◆ **Your objective**: Any pictures should be left out; please print exactly the lines between the line with "Rebuild this chart" and the line with "import * as", inclusive.

◆ **Dataset rows**:
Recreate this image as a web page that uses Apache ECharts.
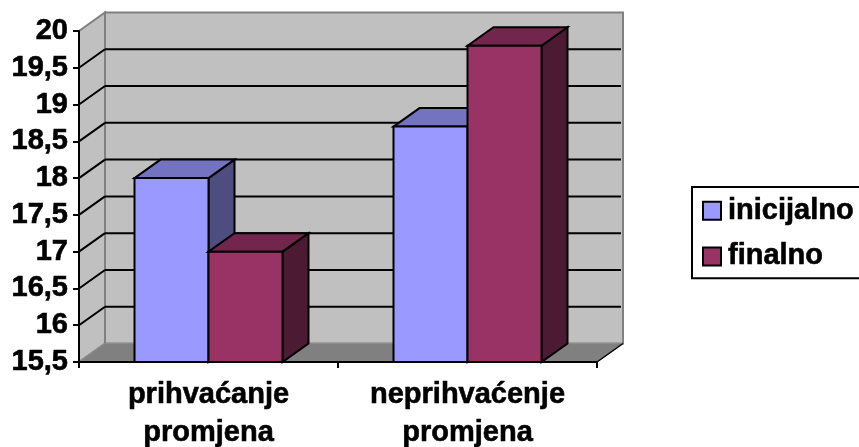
<!DOCTYPE html>
<html><head><meta charset="utf-8">
<style>html,body{margin:0;padding:0;background:#fff}#c{width:859px;height:447px}</style>
<script src="https://cdn.jsdelivr.net/npm/echarts@6/dist/echarts.min.js"></script>
</head><body><div id="c"></div>
<script>
const categories = ['prihvaćanje\npromjena', 'neprihvaćenje\npromjena'];
const inicijalno = [18, 18.7];
const finalno = [17, 19.8];
const gridTicks = [16, 16.5, 17, 17.5, 18, 18.5, 19, 19.5];
const yMin = 15.5, yMax = 20, yStep = 0.5;
const DX = 26, DY = -18.5;
const FONT = '"Liberation Sans", Arial, sans-serif';
const BOLD = { fontFamily: FONT, fontWeight: 'bold', fontSize: 29, color: '#000', textBorderColor: '#000', textBorderWidth: 0.6 };

function poly(points, fill, stroke, lw) {
  return { type: 'polygon', shape: { points }, style: { fill, stroke: stroke || null, lineWidth: lw || 0, lineJoin: 'miter' } };
}
function seg(x1, y1, x2, y2, stroke, lw) {
  return { type: 'line', shape: { x1, y1, x2, y2 }, style: { stroke, lineWidth: lw } };
}
function wallItem(params, api) {
  const r = params.coordSys;
  const l = r.x, rr = r.x + r.width, b = r.y + r.height, t = r.y;
  return { type: 'group', children: [
    poly([[l + DX, t + DY], [rr + DX, t + DY], [rr + DX, b + DY], [l + DX, b + DY]], '#C0C0C0', '#808080', 2),
    poly([[l, b], [l, t], [l + DX, t + DY], [l + DX, b + DY]], '#C0C0C0', '#808080', 2),
    poly([[l, b], [rr, b], [rr + DX, b + DY], [l + DX, b + DY]], '#808080', '#8C8C8C', 1),
    seg(rr, b, rr + DX, b + DY, '#000', 1.5)
  ] };
}
function gridItem(params, api) {
  const r = params.coordSys;
  const y = api.coord([0, api.value(1)])[1];
  const l = r.x, rr = r.x + r.width;
  return { type: 'group', children: [
    seg(l, y, l + DX, y + DY, '#000', 2),
    seg(l + DX, y + DY, rr + DX - 2, y + DY, '#000', 2)
  ] };
}
function barRenderer(slot, front, top, side) {
  return function (params, api) {
    const c = api.coord([api.value(0), api.value(1)]);
    const base = api.coord([api.value(0), yMin]);
    const w = api.size([1, 0])[0] * 0.2857;
    const x0 = c[0] + slot * w, x1 = x0 + w, y = c[1], b = base[1];
    return { type: 'group', children: [
      poly([[x1, y], [x1 + DX, y + DY], [x1 + DX, b + DY], [x1, b]], side, '#000', 2),
      poly([[x0, y], [x0 + DX, y + DY], [x1 + DX, y + DY], [x1, y]], top, '#000', 2),
      poly([[x0, y], [x1, y], [x1, b], [x0, b]], front, '#000', 2)
    ] };
  };
}
const chart = echarts.init(document.getElementById('c'), null, { renderer: 'canvas' });
chart.setOption({
  animation: false,
  backgroundColor: '#fff',
  textStyle: { fontFamily: FONT },
  grid: { left: 79, top: 31, width: 518, height: 331, containLabel: false, outerBoundsMode: 'none' },
  legend: {
    left: 692, top: 187, orient: 'vertical', data: ['inicijalno', 'finalno'],
    icon: 'rect', itemWidth: 18, itemHeight: 18, itemGap: 16,
    padding: [9, 14, 7, 10], borderColor: '#000', borderWidth: 2, backgroundColor: '#fff',
    itemStyle: { borderColor: '#000', borderWidth: 2 },
    textStyle: Object.assign({ padding: [0, 0, 0, 2] }, BOLD),
    selectedMode: false
  },
  xAxis: {
    type: 'category', data: categories, boundaryGap: true,
    axisLine: { lineStyle: { color: '#000', width: 2 } },
    axisTick: { show: true, length: 6, lineStyle: { color: '#000', width: 2 } },
    axisLabel: Object.assign({ interval: 0, lineHeight: 38, margin: 14 }, BOLD),
    z: 10
  },
  yAxis: {
    type: 'value', min: yMin, max: yMax, interval: yStep,
    axisLine: { show: true, lineStyle: { color: '#000', width: 2 } },
    axisTick: { show: true, length: 6, lineStyle: { color: '#000', width: 2 } },
    splitLine: { show: false },
    axisLabel: Object.assign({ margin: 11, padding: [3, 0, 0, 0], formatter: v => String(v).replace('.', ',') }, BOLD),
    z: 10
  },
  series: [
    { type: 'custom', name: 'wall', silent: true, z: 1, clip: false, renderItem: wallItem, data: [[0, yMin]] },
    { type: 'custom', name: 'grid', silent: true, z: 2, clip: false, renderItem: gridItem, data: gridTicks.map(v => [0, v]) },
    { type: 'custom', name: 'inicijalno', z: 3, clip: false, itemStyle: { color: '#9999FF' },
      renderItem: barRenderer(-1, '#9999FF', '#7373BF', '#4D4D80'), data: inicijalno.map((v, i) => [i, v]) },
    { type: 'custom', name: 'finalno', z: 4, clip: false, itemStyle: { color: '#993366' },
      renderItem: barRenderer(0, '#993366', '#73264D', '#4D1A33'), data: finalno.map((v, i) => [i, v]) }
  ]
});
</script></body></html>
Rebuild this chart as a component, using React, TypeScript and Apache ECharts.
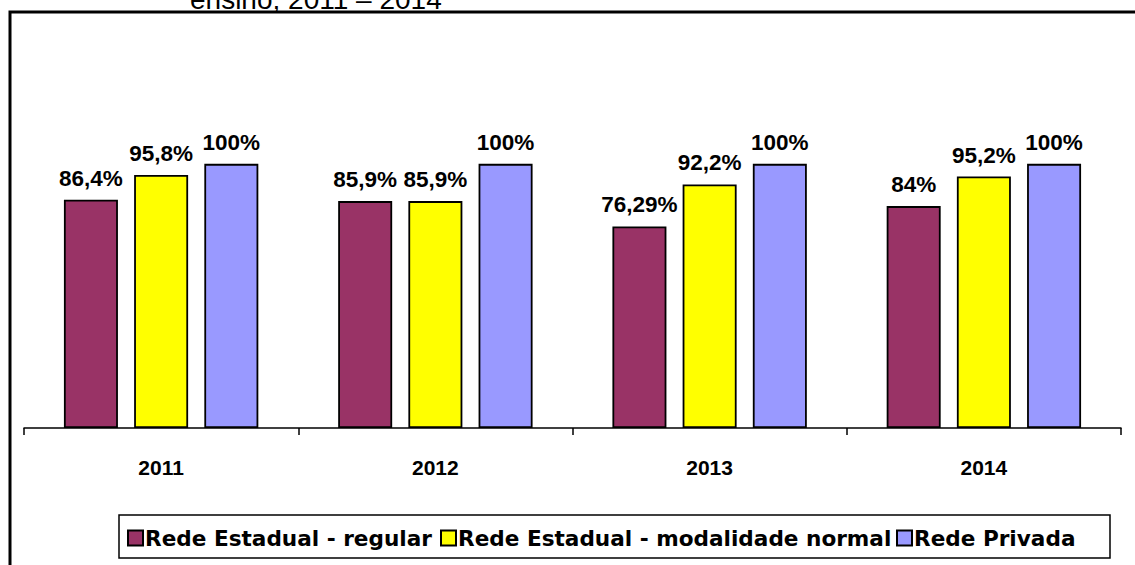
import React, { useEffect, useRef } from "react";
import * as echarts from "echarts";

const categories = ["2011", "2012", "2013", "2014"];
const seriesNames = ["Rede Estadual - regular", "Rede Estadual - modalidade normal", "Rede Privada"];
const regular = [86.4, 85.9, 76.29, 84];
const normal = [95.8, 85.9, 92.2, 95.2];
const privada = [100, 100, 100, 100];
const colors = ["#993366", "#FFFF00", "#9999FF"];
const titleText = "ensino, 2011 – 2014";

const fmt = (v: number) => String(v).replace(".", ",") + "%";
const FONT = "Liberation Sans, Arial, sans-serif";
const WIDE = "DejaVu Sans, Liberation Sans, sans-serif";
const legendLefts = [127, 440, 896];

export default function App() {
  const ref = useRef<HTMLDivElement>(null);
  useEffect(() => {
    const chart = echarts.init(ref.current!, null, { renderer: "svg" });
    const data = [regular, normal, privada];
    chart.setOption({
      animation: false,
      backgroundColor: "#ffffff",
      textStyle: { fontFamily: FONT },
      grid: { left: 24, right: 14, top: 111, bottom: 137, containLabel: false },
      xAxis: {
        type: "category",
        data: categories,
        axisLine: { lineStyle: { color: "#000", width: 1.5 } },
        axisTick: { show: true, alignWithLabel: false, length: 7, lineStyle: { color: "#000", width: 1.5 } },
        axisLabel: { color: "#000", fontWeight: "bold", fontSize: 21, fontFamily: FONT, margin: 29 },
      },
      yAxis: { type: "value", min: 0, max: 120, show: false, splitLine: { show: false } },
      legend: seriesNames.map((name, i) => ({
        top: 527,
        left: legendLefts[i],
        padding: 0,
        itemWidth: 15,
        itemHeight: 15,
        icon: "rect",
        textStyle: { color: "#000", fontWeight: "bold", fontSize: 21.6, fontFamily: WIDE, padding: [0, 0, 0, -3] },
        data: [name],
      })),
      series: seriesNames.map((name, i) => ({
        name,
        type: "bar",
        data: data[i],
        barWidth: 54,
        barGap: "30%",
        itemStyle: { color: colors[i], borderColor: "#000", borderWidth: 1.8 },
        label: {
          show: true,
          position: "top",
          distance: 10,
          color: "#000",
          fontWeight: "bold",
          fontSize: 22.5,
          fontFamily: FONT,
          formatter: (p: any) => fmt(p.value),
        },
      })),
      graphic: [
        {
          type: "rect",
          shape: { x: 10, y: 12, width: 1140, height: 600 },
          style: { fill: "none", stroke: "#000", lineWidth: 3 },
          silent: true,
        },
        {
          type: "rect",
          shape: { x: 119, y: 515, width: 991, height: 43 },
          style: { fill: "none", stroke: "#000", lineWidth: 1.5 },
          silent: true,
        },
        {
          type: "text",
          x: 190,
          y: 13,
          style: {
            text: titleText,
            font: "28px Liberation Sans, Arial, sans-serif",
            fill: "#000",
            verticalAlign: "bottom",
            align: "left",
          },
        },
      ],
    });
    return () => chart.dispose();
  }, []);
  return (
    <div
      ref={ref}
      style={{ position: "fixed", left: 0, top: 0, width: 1135, height: 565 }}
    />
  );
}
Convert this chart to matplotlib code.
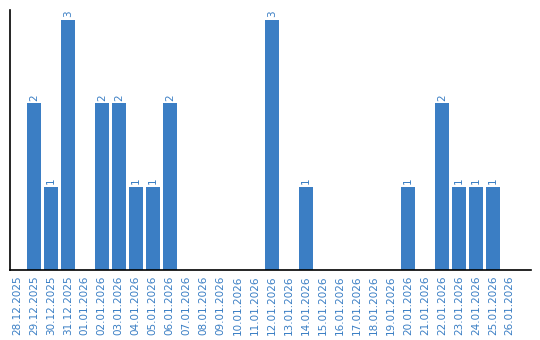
import matplotlib
matplotlib.use("Agg")
import matplotlib.pyplot as plt

dates = [
    "28.12.2025", "29.12.2025", "30.12.2025", "31.12.2025",
    "01.01.2026", "02.01.2026", "03.01.2026", "04.01.2026", "05.01.2026",
    "06.01.2026", "07.01.2026", "08.01.2026", "09.01.2026", "10.01.2026",
    "11.01.2026", "12.01.2026", "13.01.2026", "14.01.2026", "15.01.2026",
    "16.01.2026", "17.01.2026", "18.01.2026", "19.01.2026", "20.01.2026",
    "21.01.2026", "22.01.2026", "23.01.2026", "24.01.2026", "25.01.2026",
    "26.01.2026",
]
counts = [0, 2, 1, 3, 0, 2, 2, 1, 1, 2, 0, 0, 0, 0, 0, 3, 0, 1, 0, 0,
          0, 0, 0, 1, 0, 2, 1, 1, 1, 0]

bar_color = "#3b7ec4"
text_color = "#3a7ec4"

fig = plt.figure(figsize=(5.4, 3.4), dpi=100)
ax = fig.add_axes([0.019, 0.206, 0.964, 0.765])

x = list(range(len(dates)))
ax.bar(x, counts, width=0.82, color=bar_color)

for xi, c in zip(x, counts):
    if c > 0:
        ax.text(xi, c + 0.03, str(c), rotation=90, ha="center", va="bottom",
                fontsize=7.5, color=text_color)

ax.set_xlim(-0.39, 30.24)
ax.set_ylim(0, 3.12)
ax.set_xticks(x)
ax.set_xticklabels(dates, rotation=90, fontsize=7.5, color=text_color)
ax.tick_params(axis="x", length=0, pad=4)
ax.set_yticks([])

for side in ("top", "right"):
    ax.spines[side].set_visible(False)
for side in ("left", "bottom"):
    ax.spines[side].set_color("black")
    ax.spines[side].set_linewidth(1.2)

fig.savefig("out.png", dpi=100)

◆ **Result of the exercise**:
Rebuild this chart as a component, using React, TypeScript and Apache ECharts.
import React, { useEffect, useRef } from "react";
import * as echarts from "echarts";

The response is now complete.